**WORK TO BE COMPLETED**. Leave out the pictures and transcribe everything else exactly.

::::::::::

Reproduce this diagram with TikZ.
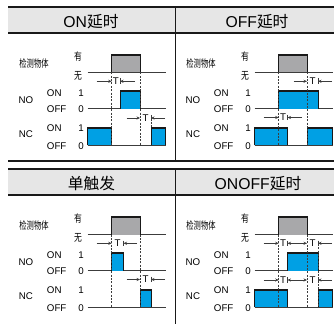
\documentclass[tikz,border=0pt]{standalone}
\usepackage{fontspec}
\setmainfont{Liberation Sans}
\newfontfamily\cjk{Noto Sans CJK SC}
\usepackage{graphicx}
\usetikzlibrary{arrows.meta}
\definecolor{hdrgray}{RGB}{230,230,230}
\definecolor{objgray}{RGB}{168,168,170}
\definecolor{sigblue}{RGB}{0,160,228}
\definecolor{ink}{RGB}{25,25,25}
\definecolor{lineclr}{RGB}{60,60,60}
\tikzset{
  rule/.style={line width=1.5pt, draw=ink},
  divider/.style={line width=0.75pt, draw=ink},
  base/.style={line width=0.6pt, draw=lineclr},
  guide/.style={line width=0.45pt, draw=lineclr, dash pattern=on 1.5pt off 1pt},
  tickmark/.style={line width=0.45pt, draw=lineclr},
  dimarrow/.style={line width=0.45pt, draw=lineclr, -{Stealth[length=2.6pt,width=2.3pt]}},
  lbl/.style={inner sep=0pt, font=\fontsize{7.3}{8}\selectfont},
  hdr/.style={inner sep=0pt, font=\fontsize{11.8}{14}\selectfont},
  clbl/.style={inner sep=0pt, font=\fontsize{7.8}{9}\selectfont},
}
% pulse: fill colour, x1, x2, ytop, ybottom
\newcommand\pulsebox[5]{%
  \fill[#1] (#2,#4) rectangle (#3,#5);
  \draw[line width=0.4pt, ink] (#2,#5) -- (#2,#4) -- (#3,#4) -- (#3,#5);
  \draw[line width=1.4pt, ink] (#2,#4+0.9) -- (#3,#4+0.9);}
% T dimension: name, y, xstart, xedge, xtick, xend
\newcommand\dimT[6]{%
  \draw[dimarrow] (#3,#2) -- (#4,#2);
  \node[lbl] (#1) at ({(#4+#5)/2},#2) {T};
  \draw[tickmark] (#5,#2-2.8) -- (#5,#2+2.8);
  \draw[dimarrow] (#6,#2) -- (#5,#2);}
% labels and baselines of a panel
\newcommand\panelframe[1]{%
  \node[clbl] (#1obj) at (34,64) {\scalebox{0.7}[1]{\cjk 检测物体}};
  \node[clbl] (#1you) at (78,57) {\scalebox{0.75}[1]{\cjk 有}};
  \node[clbl] (#1wu) at (78,75.5) {\scalebox{0.75}[1]{\cjk 无}};
  \node[lbl] (#1no) at (26,100) {NO};
  \node[lbl, anchor=west] (#1noon) at (46.7,93) {ON};
  \node[lbl] (#1noone) at (81,93) {1};
  \node[lbl, anchor=west] (#1nooff) at (46.7,109.3) {OFF};
  \node[lbl] (#1nozero) at (81,109.3) {0};
  \node[lbl] (#1nc) at (26,134) {NC};
  \node[lbl, anchor=west] (#1ncon) at (46.7,128) {ON};
  \node[lbl] (#1ncone) at (81,128) {1};
  \node[lbl, anchor=west] (#1ncoff) at (46.7,145.7) {OFF};
  \node[lbl] (#1nczero) at (81,145.7) {0};
  \draw[base] (87.7,72.5) -- (165.5,72.5);
  \draw[base] (87.7,108.5) -- (165.5,108.5);
  \draw[base] (87.7,145.3) -- (165.5,145.3);
  \pulsebox{objgray}{111.7}{140}{54.5}{72.5}}
\begin{document}
\begin{tikzpicture}[x=0.75pt,y=-0.75pt]
\useasboundingbox (0,0) rectangle (334,324);
% ---- tables ----
\fill[hdrgray] (8,7.3) rectangle (334,33.3);
\fill[hdrgray] (8,169.3) rectangle (334,195.3);
\draw[rule] (8,7.3) -- (334,7.3);
\draw[rule] (8,33.3) -- (334,33.3);
\draw[rule] (8,160.7) -- (334,160.7);
\draw[rule] (8,169.3) -- (334,169.3);
\draw[rule] (8,195.3) -- (334,195.3);
\draw[divider] (175.3,7.3) -- (175.3,160.7);
\draw[divider] (175.3,169.3) -- (175.3,324);
\node[hdr] (h1) at (91,22) {ON{\cjk 延时}};
\node[hdr] (h2) at (257,22) {OFF{\cjk 延时}};
\node[hdr] (h3) at (91.5,184) {{\cjk 单触发}};
\node[hdr] (h4) at (258,184) {ONOFF{\cjk 延时}};
% ---- panel 1: ON delay ----
\begin{scope}
  \panelframe{a}
  \pulsebox{sigblue}{120}{140}{90.5}{108.5}
  \pulsebox{sigblue}{87.7}{111.7}{126.8}{145.3}
  \pulsebox{sigblue}{151}{165.5}{126.8}{145.3}
  \draw[guide] (111.7,72.5) -- (111.7,145.3);
  \draw[guide] (140,72.5) -- (140,145.3);
  \draw[guide] (151,115) -- (151,126.8);
  \dimT{aT1}{81.3}{96.7}{111.7}{120}{135}
  \dimT{aT2}{118}{126.7}{140}{151}{165}
\end{scope}
% ---- panel 2: OFF delay ----
\begin{scope}[shift={(167,0)}]
  \panelframe{b}
  \pulsebox{sigblue}{111.7}{151}{90.5}{108.5}
  \pulsebox{sigblue}{87.7}{120.5}{126.8}{145.3}
  \pulsebox{sigblue}{140}{165.5}{126.8}{145.3}
  \draw[guide] (111.7,72.5) -- (111.7,145.3);
  \draw[guide] (140,72.5) -- (140,145.3);
  \dimT{bT1}{81.3}{126.7}{140}{151}{165}
  \dimT{bT2}{117.5}{96.7}{111.7}{120.5}{135}
\end{scope}
% ---- panel 3: one shot ----
\begin{scope}[shift={(0,162)}]
  \panelframe{c}
  \pulsebox{sigblue}{111.7}{123.5}{90.5}{108.5}
  \pulsebox{sigblue}{140}{151}{126.8}{145.3}
  \draw[guide] (111.7,72.5) -- (111.7,145.3);
  \draw[guide] (140,72.5) -- (140,145.3);
  \dimT{cT1}{81.3}{96.7}{111.7}{123.5}{137}
  \dimT{cT2}{117.5}{126.7}{140}{151}{165}
\end{scope}
% ---- panel 4: ON/OFF delay ----
\begin{scope}[shift={(167,162)}]
  \panelframe{d}
  \pulsebox{sigblue}{120.5}{151}{90.5}{108.5}
  \pulsebox{sigblue}{87.7}{120.5}{126.8}{145.3}
  \pulsebox{sigblue}{151}{165.5}{126.8}{145.3}
  \draw[guide] (111.7,72.5) -- (111.7,145.3);
  \draw[guide] (140,72.5) -- (140,145.3);
  \draw[guide] (151,78.5) -- (151,145.3);
  \dimT{dT1}{81.3}{96.7}{111.7}{120.5}{130.3}
  \dimT{dT2}{81.3}{130.3}{140}{151}{165}
  \dimT{dT3}{118}{96.7}{111.7}{120.5}{130.3}
  \dimT{dT4}{118}{130.3}{140}{151}{165}
\end{scope}
\end{tikzpicture}
\end{document}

::::::::::

**CORRECT OUTPUT**.
Reproduce this diagram with TikZ.
\documentclass[tikz,border=0pt]{standalone}
\usepackage{fontspec}
\setmainfont{Liberation Sans}
\newfontfamily\cjk{Noto Sans CJK SC}
\usepackage{graphicx}
\usetikzlibrary{arrows.meta}
\definecolor{hdrgray}{RGB}{230,230,230}
\definecolor{objgray}{RGB}{168,168,170}
\definecolor{sigblue}{RGB}{0,160,228}
\definecolor{ink}{RGB}{25,25,25}
\definecolor{lineclr}{RGB}{60,60,60}
\tikzset{
  rule/.style={line width=1.5pt, draw=ink},
  divider/.style={line width=0.75pt, draw=ink},
  base/.style={line width=0.6pt, draw=lineclr},
  guide/.style={line width=0.45pt, draw=lineclr, dash pattern=on 1.5pt off 1pt},
  tickmark/.style={line width=0.45pt, draw=lineclr},
  dimarrow/.style={line width=0.45pt, draw=lineclr, -{Stealth[length=2.6pt,width=2.3pt]}},
  lbl/.style={inner sep=0pt, font=\fontsize{7.3}{8}\selectfont},
  hdr/.style={inner sep=0pt, font=\fontsize{11.8}{14}\selectfont},
  clbl/.style={inner sep=0pt, font=\fontsize{7.8}{9}\selectfont},
}
% pulse: fill colour, x1, x2, ytop, ybottom
\newcommand\pulsebox[5]{%
  \fill[#1] (#2,#4) rectangle (#3,#5);
  \draw[line width=0.4pt, ink] (#2,#5) -- (#2,#4) -- (#3,#4) -- (#3,#5);
  \draw[line width=1.4pt, ink] (#2,#4+0.9) -- (#3,#4+0.9);}
% T dimension: name, y, xstart, xedge, xtick, xend
\newcommand\dimT[6]{%
  \draw[dimarrow] (#3,#2) -- (#4,#2);
  \node[lbl] (#1) at ({(#4+#5)/2},#2) {T};
  \draw[tickmark] (#5,#2-2.8) -- (#5,#2+2.8);
  \draw[dimarrow] (#6,#2) -- (#5,#2);}
% labels and baselines of a panel
\newcommand\panelframe[1]{%
  \node[clbl] (#1obj) at (34,64) {\scalebox{0.7}[1]{\cjk 检测物体}};
  \node[clbl] (#1you) at (78,57) {\scalebox{0.75}[1]{\cjk 有}};
  \node[clbl] (#1wu) at (78,75.5) {\scalebox{0.75}[1]{\cjk 无}};
  \node[lbl] (#1no) at (26,100) {NO};
  \node[lbl, anchor=west] (#1noon) at (46.7,93) {ON};
  \node[lbl] (#1noone) at (81,93) {1};
  \node[lbl, anchor=west] (#1nooff) at (46.7,109.3) {OFF};
  \node[lbl] (#1nozero) at (81,109.3) {0};
  \node[lbl] (#1nc) at (26,134) {NC};
  \node[lbl, anchor=west] (#1ncon) at (46.7,128) {ON};
  \node[lbl] (#1ncone) at (81,128) {1};
  \node[lbl, anchor=west] (#1ncoff) at (46.7,145.7) {OFF};
  \node[lbl] (#1nczero) at (81,145.7) {0};
  \draw[base] (87.7,72.5) -- (165.5,72.5);
  \draw[base] (87.7,108.5) -- (165.5,108.5);
  \draw[base] (87.7,145.3) -- (165.5,145.3);
  \pulsebox{objgray}{111.7}{140}{54.5}{72.5}}
\begin{document}
\begin{tikzpicture}[x=0.75pt,y=-0.75pt]
\useasboundingbox (0,0) rectangle (334,324);
% ---- tables ----
\fill[hdrgray] (8,7.3) rectangle (334,33.3);
\fill[hdrgray] (8,169.3) rectangle (334,195.3);
\draw[rule] (8,7.3) -- (334,7.3);
\draw[rule] (8,33.3) -- (334,33.3);
\draw[rule] (8,160.7) -- (334,160.7);
\draw[rule] (8,169.3) -- (334,169.3);
\draw[rule] (8,195.3) -- (334,195.3);
\draw[divider] (175.3,7.3) -- (175.3,160.7);
\draw[divider] (175.3,169.3) -- (175.3,324);
\node[hdr] (h1) at (91,22) {ON{\cjk 延时}};
\node[hdr] (h2) at (257,22) {OFF{\cjk 延时}};
\node[hdr] (h3) at (91.5,184) {{\cjk 单触发}};
\node[hdr] (h4) at (258,184) {ONOFF{\cjk 延时}};
% ---- panel 1: ON delay ----
\begin{scope}
  \panelframe{a}
  \pulsebox{sigblue}{120}{140}{90.5}{108.5}
  \pulsebox{sigblue}{87.7}{111.7}{126.8}{145.3}
  \pulsebox{sigblue}{151}{165.5}{126.8}{145.3}
  \draw[guide] (111.7,72.5) -- (111.7,145.3);
  \draw[guide] (140,72.5) -- (140,145.3);
  \draw[guide] (151,115) -- (151,126.8);
  \dimT{aT1}{81.3}{96.7}{111.7}{120}{135}
  \dimT{aT2}{118}{126.7}{140}{151}{165}
\end{scope}
% ---- panel 2: OFF delay ----
\begin{scope}[shift={(167,0)}]
  \panelframe{b}
  \pulsebox{sigblue}{111.7}{151}{90.5}{108.5}
  \pulsebox{sigblue}{87.7}{120.5}{126.8}{145.3}
  \pulsebox{sigblue}{140}{165.5}{126.8}{145.3}
  \draw[guide] (111.7,72.5) -- (111.7,145.3);
  \draw[guide] (140,72.5) -- (140,145.3);
  \dimT{bT1}{81.3}{126.7}{140}{151}{165}
  \dimT{bT2}{117.5}{96.7}{111.7}{120.5}{135}
\end{scope}
% ---- panel 3: one shot ----
\begin{scope}[shift={(0,162)}]
  \panelframe{c}
  \pulsebox{sigblue}{111.7}{123.5}{90.5}{108.5}
  \pulsebox{sigblue}{140}{151}{126.8}{145.3}
  \draw[guide] (111.7,72.5) -- (111.7,145.3);
  \draw[guide] (140,72.5) -- (140,145.3);
  \dimT{cT1}{81.3}{96.7}{111.7}{123.5}{137}
  \dimT{cT2}{117.5}{126.7}{140}{151}{165}
\end{scope}
% ---- panel 4: ON/OFF delay ----
\begin{scope}[shift={(167,162)}]
  \panelframe{d}
  \pulsebox{sigblue}{120.5}{151}{90.5}{108.5}
  \pulsebox{sigblue}{87.7}{120.5}{126.8}{145.3}
  \pulsebox{sigblue}{151}{165.5}{126.8}{145.3}
  \draw[guide] (111.7,72.5) -- (111.7,145.3);
  \draw[guide] (140,72.5) -- (140,145.3);
  \draw[guide] (151,78.5) -- (151,145.3);
  \dimT{dT1}{81.3}{96.7}{111.7}{120.5}{130.3}
  \dimT{dT2}{81.3}{130.3}{140}{151}{165}
  \dimT{dT3}{118}{96.7}{111.7}{120.5}{130.3}
  \dimT{dT4}{118}{130.3}{140}{151}{165}
\end{scope}
\end{tikzpicture}
\end{document}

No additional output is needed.